Which is why Sandow, having lost weight, got fit and finished his rehabilitation, is doing what he does best:
Taking the same risks that, as a teen, not only saw him emerge from the safety blanket that is Cherbourg — walking out when every inch of him screamed ‘stay’ — but eventually making NRL debuts, winning Dally M Rookie gongs and playing the type of footy that saw him chip, regather and score against Cronulla last Monday night.

“F..., that one was good,’’ he laughs. “I don’t mean to swear but that play, winning ... not many people know but, after games of footy where Parramatta lose, I still cry.”

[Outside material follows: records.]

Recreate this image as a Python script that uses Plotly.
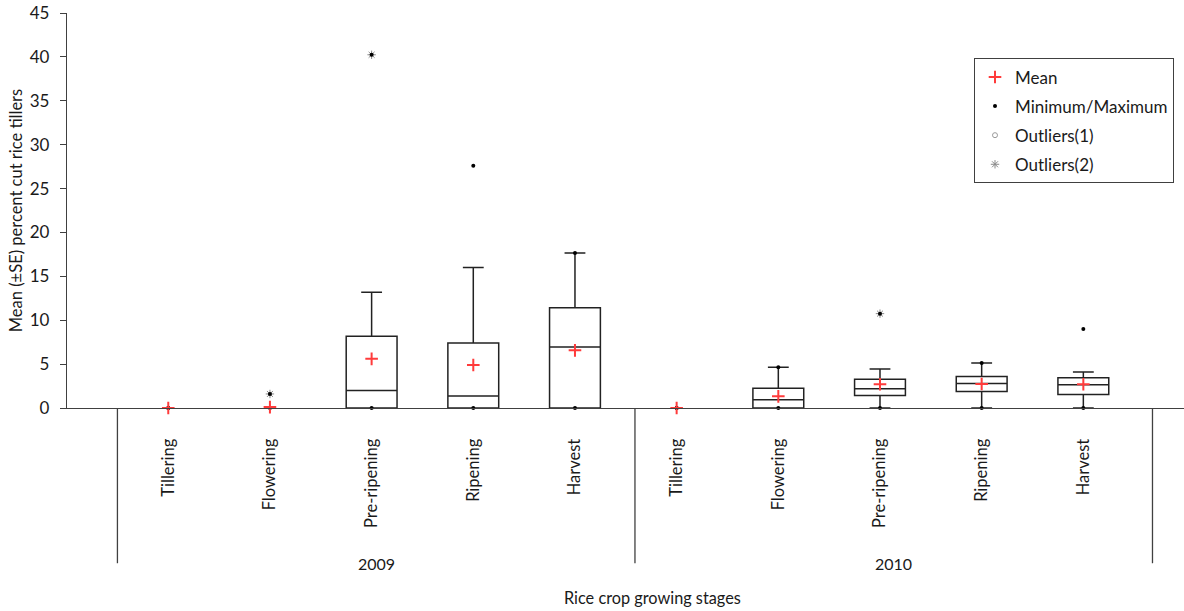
import plotly.graph_objects as go

# ---- data ----
stages = ["Tillering", "Flowering", "Pre-ripening", "Ripening", "Harvest"]
years = ["2009", "2010"]
x_labels = stages + stages
x_pos = list(range(10))

q1 = [0, 0, 0, 0, 0, 0, 0, 1.41, 1.87, 1.53]
median = [0, 0, 2.0, 1.37, 6.95, 0, 0.95, 2.2, 2.78, 2.66]
q3 = [0, 0, 8.17, 7.4, 11.43, 0, 2.24, 3.27, 3.6, 3.46]
lower_whisker = [0, 0, 0, 0, 0, 0, 0, 0, 0, 0]
upper_whisker = [0, 0, 13.2, 16.0, 17.65, 0, 4.64, 4.45, 5.13, 4.1]
means = [0, 0.1, 5.6, 4.9, 6.57, 0, 1.33, 2.7, 2.73, 2.7]
minimum = [0, 0, 0, 0, 0, 0, 0, 0, 0, 0]
maximum = [0, 1.6, 40.24, 27.6, 17.65, 0, 4.64, 10.75, 5.13, 9.0]
outlier2_x = [1, 2, 7]
outlier2_y = [1.6, 40.24, 10.75]
outlier1_x = []
outlier1_y = []

# group geometry in category units
divider_pos = [-0.5, 4.59, 9.68]
year_pos = [2.045, 7.135]

FONT = "Lato"
TXT = "#1a1a1a"
AX = "#404040"

# degenerate (all-zero) boxes are not drawn, as in the reference
keep = [i for i in x_pos if upper_whisker[i] > 0]

fig = go.Figure()

fig.add_trace(go.Box(
    x=[x_pos[i] for i in keep], q1=[q1[i] for i in keep],
    median=[median[i] for i in keep], q3=[q3[i] for i in keep],
    lowerfence=[lower_whisker[i] for i in keep],
    upperfence=[upper_whisker[i] for i in keep],
    width=0.5, whiskerwidth=0.41, boxpoints=False,
    line=dict(color="#222222", width=1.5), fillcolor="white",
    showlegend=False, hoverinfo="skip",
))

fig.add_trace(go.Scatter(
    x=outlier1_x if outlier1_x else [None], y=outlier1_y if outlier1_y else [None],
    mode="markers", name="Outliers(1)", legendgroup="c", legendrank=3,
    marker=dict(symbol="circle-open", size=5, color="#9a9a9a",
                line=dict(color="#9a9a9a", width=1)),
    cliponaxis=False,
))

fig.add_trace(go.Scatter(
    x=outlier2_x, y=outlier2_y, mode="markers", name="Outliers(2)",
    legendgroup="d", legendrank=4,
    marker=dict(symbol="asterisk-open", size=7, color="#8a8a8a",
                line=dict(color="#8a8a8a", width=1)),
    cliponaxis=False,
))

fig.add_trace(go.Scatter(
    x=x_pos + x_pos, y=minimum + maximum, mode="markers",
    name="Minimum/Maximum", legendgroup="b", legendrank=2,
    marker=dict(symbol="circle", size=4, color="#000000"),
    cliponaxis=False,
))

fig.add_trace(go.Scatter(
    x=x_pos, y=means, mode="markers", name="Mean",
    legendgroup="a", legendrank=1,
    marker=dict(symbol="cross-thin-open", size=9, color="#ff3b3b",
                line=dict(color="#ff3b3b", width=2)),
    cliponaxis=False,
))

# dividers below x axis
for d in divider_pos:
    fig.add_shape(type="line", xref="x", yref="paper", x0=d, x1=d,
                  y0=0, y1=-0.393, line=dict(color=AX, width=1.3))

annotations = []
for yr, p in zip(years, year_pos):
    annotations.append(dict(x=p, y=-0.393, xref="x", yref="paper", text=yr,
                            showarrow=False, yanchor="middle",
                            font=dict(family=FONT, size=16, color=TXT)))
annotations.append(dict(x=0.524, y=-0.481, xref="paper", yref="paper",
                        text="Rice crop growing stages", showarrow=False,
                        yanchor="middle",
                        font=dict(family=FONT, size=16.3, color=TXT)))

fig.update_layout(
    width=1184, height=611,
    margin=dict(l=67, r=0, t=13, b=203),
    plot_bgcolor="white", paper_bgcolor="white",
    font=dict(family=FONT, size=15, color=TXT),
    annotations=annotations,
    legend=dict(x=0.812, y=0.885, xanchor="left", yanchor="top",
                bordercolor=AX, borderwidth=1, bgcolor="white",
                font=dict(family=FONT, size=17, color=TXT),
                traceorder="grouped", tracegroupgap=4, itemwidth=30),
    xaxis=dict(range=[-0.996, 9.99], tickvals=x_pos, ticktext=x_labels,
               tickangle=-90, ticks="", showgrid=False, zeroline=False,
               showline=True, linecolor=AX, linewidth=1.3,
               ticklabelstandoff=23, automargin=False,
               tickfont=dict(family=FONT, size=16.5, color=TXT)),
    yaxis=dict(range=[0, 45], dtick=5, ticks="outside", ticklen=6,
               tickcolor=AX, tickwidth=1.3, showgrid=False, zeroline=False,
               showline=True, linecolor=AX, linewidth=1.3,
               ticklabelstandoff=7, ticklabeloverflow="allow",
               automargin=False,
               tickfont=dict(family=FONT, size=17, color=TXT),
               title=dict(text="Mean (±SE) percent cut rice tillers",
                          standoff=2,
                          font=dict(family=FONT, size=16.5, color=TXT))),
)

# remove the browser's default 8px page margin so the figure fills the window
fig.write_html("out.html",
               config={"displayModeBar": False},
               post_script="document.body.style.margin='0';"
                           "document.body.style.overflow='hidden';")
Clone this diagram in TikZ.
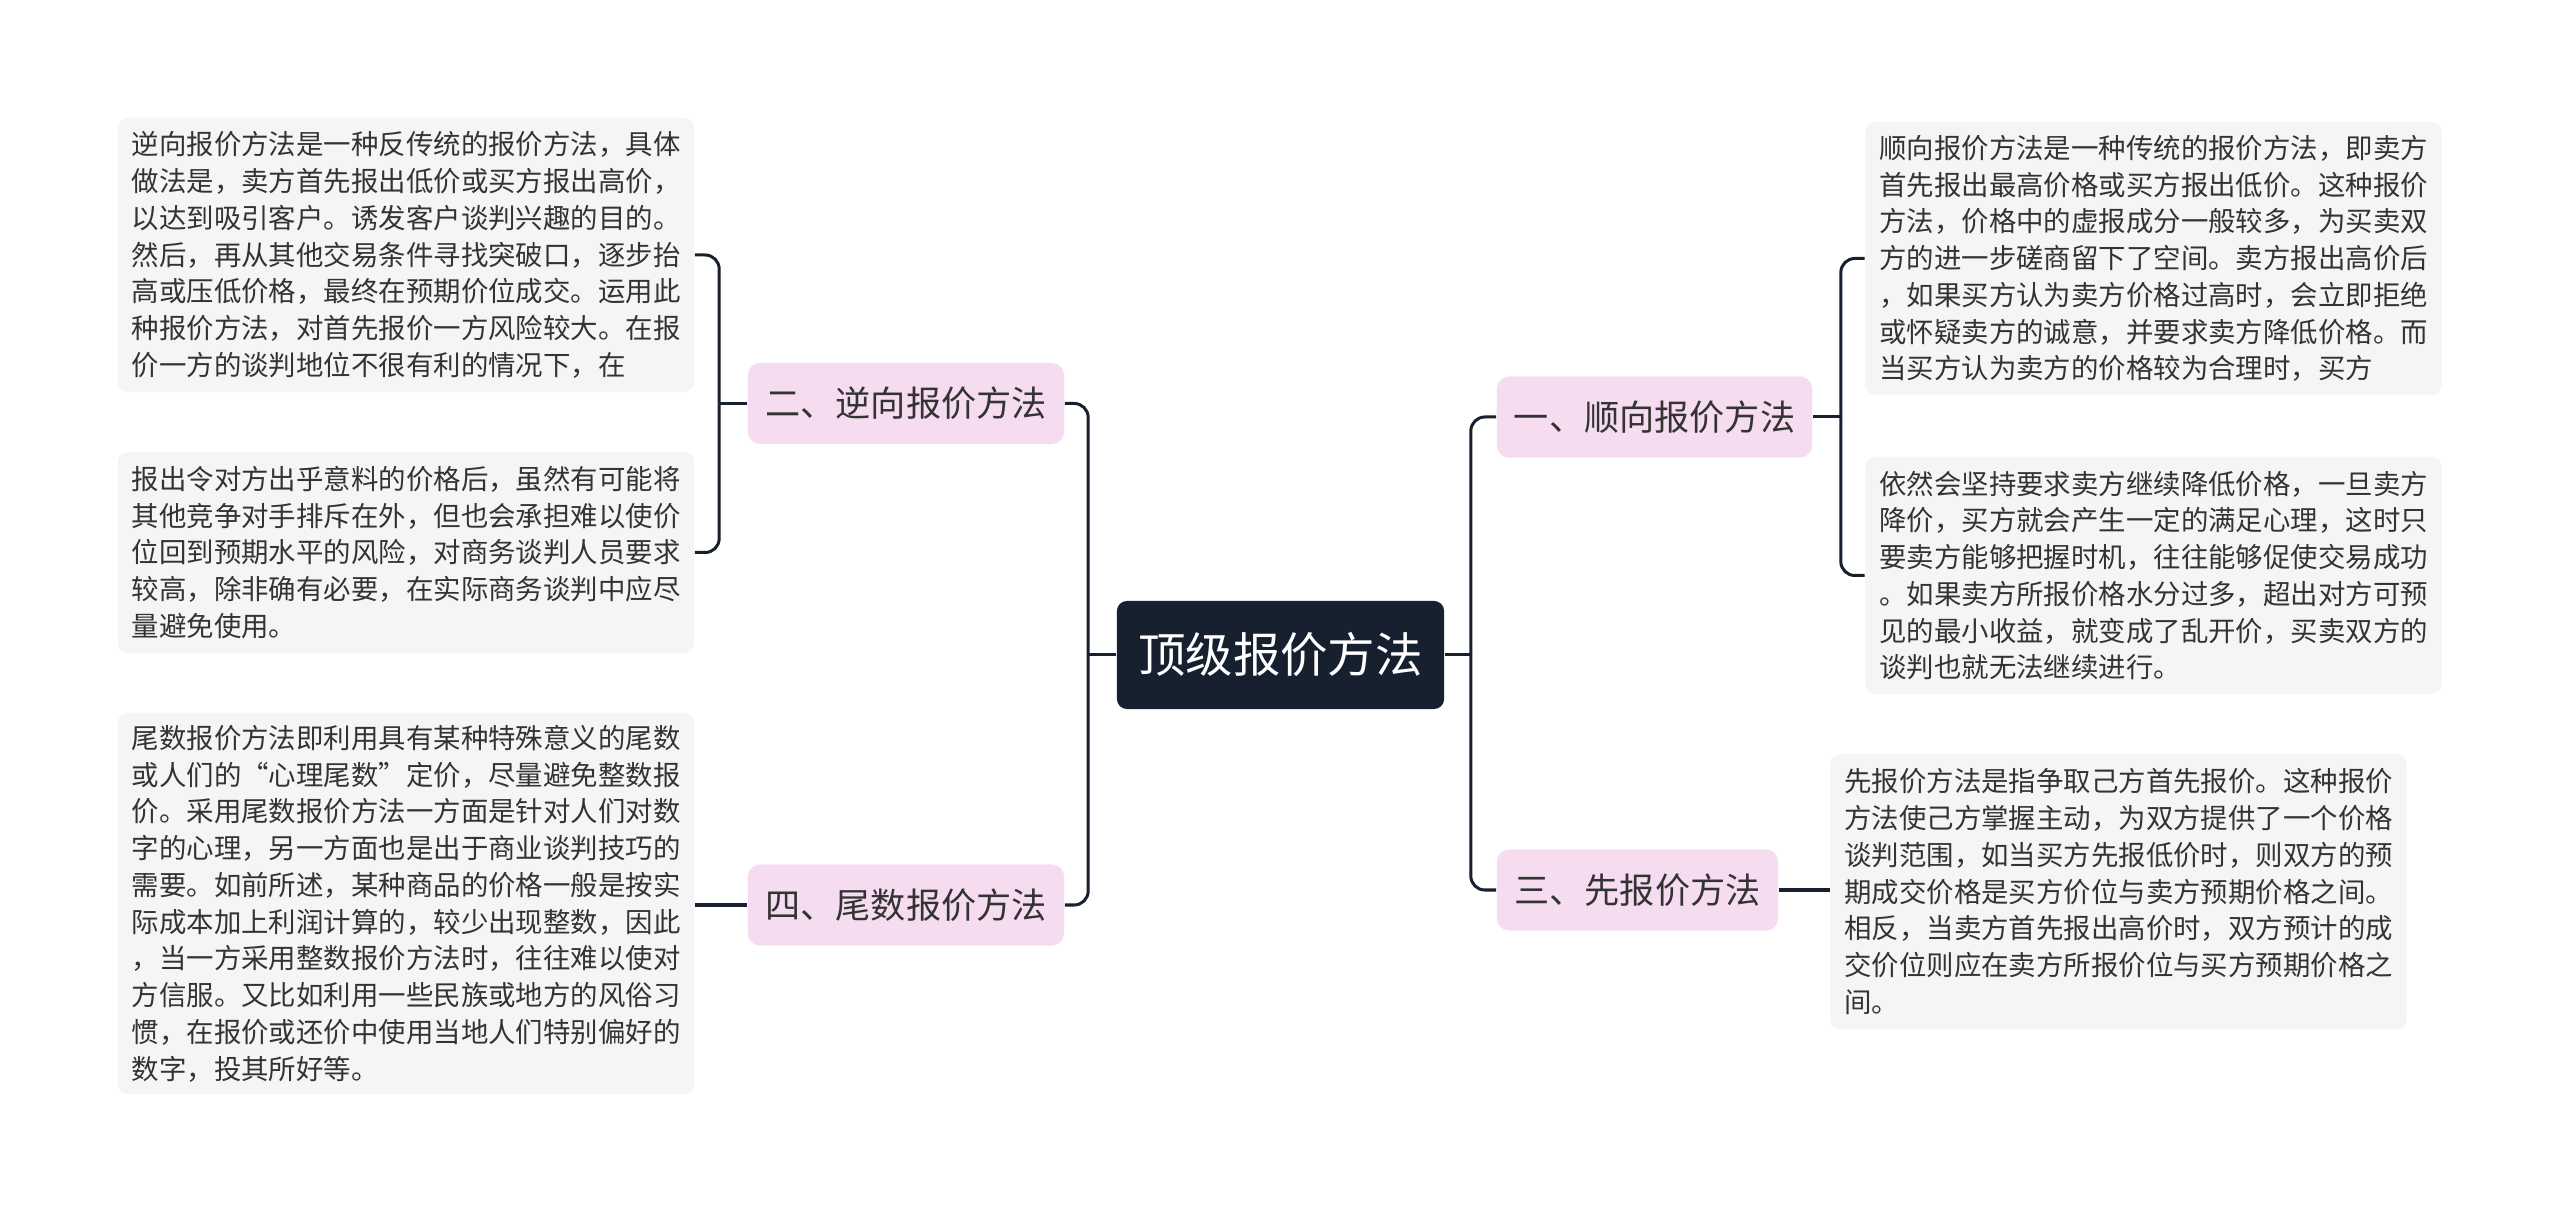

So the boy from Cherbourg, he’s back?

“Ah, you can put that I’m getting there,’’ he grins. “Bringing back the magic.”
 

guruminga

Juniors
Messages
567
Apart from the weird intro, this is a good article.
Sandow said some good things. What he said about not saving is a common problem. I hope clubs learn to work better with players who grew up in similar circumstances to Sandow so that they don't get themselves in the crap. I reckon a good number of working class Aussies who suddenly get fame and half a mill a year salary would fall into a similar trap; especially those without good role models growing up.

I'm loving seeing Sandow play well again. He's had some good defense which none of us would have predicted this time last year. And he certainly has some magic in attack.
It's been fun being an Eels fan again this year.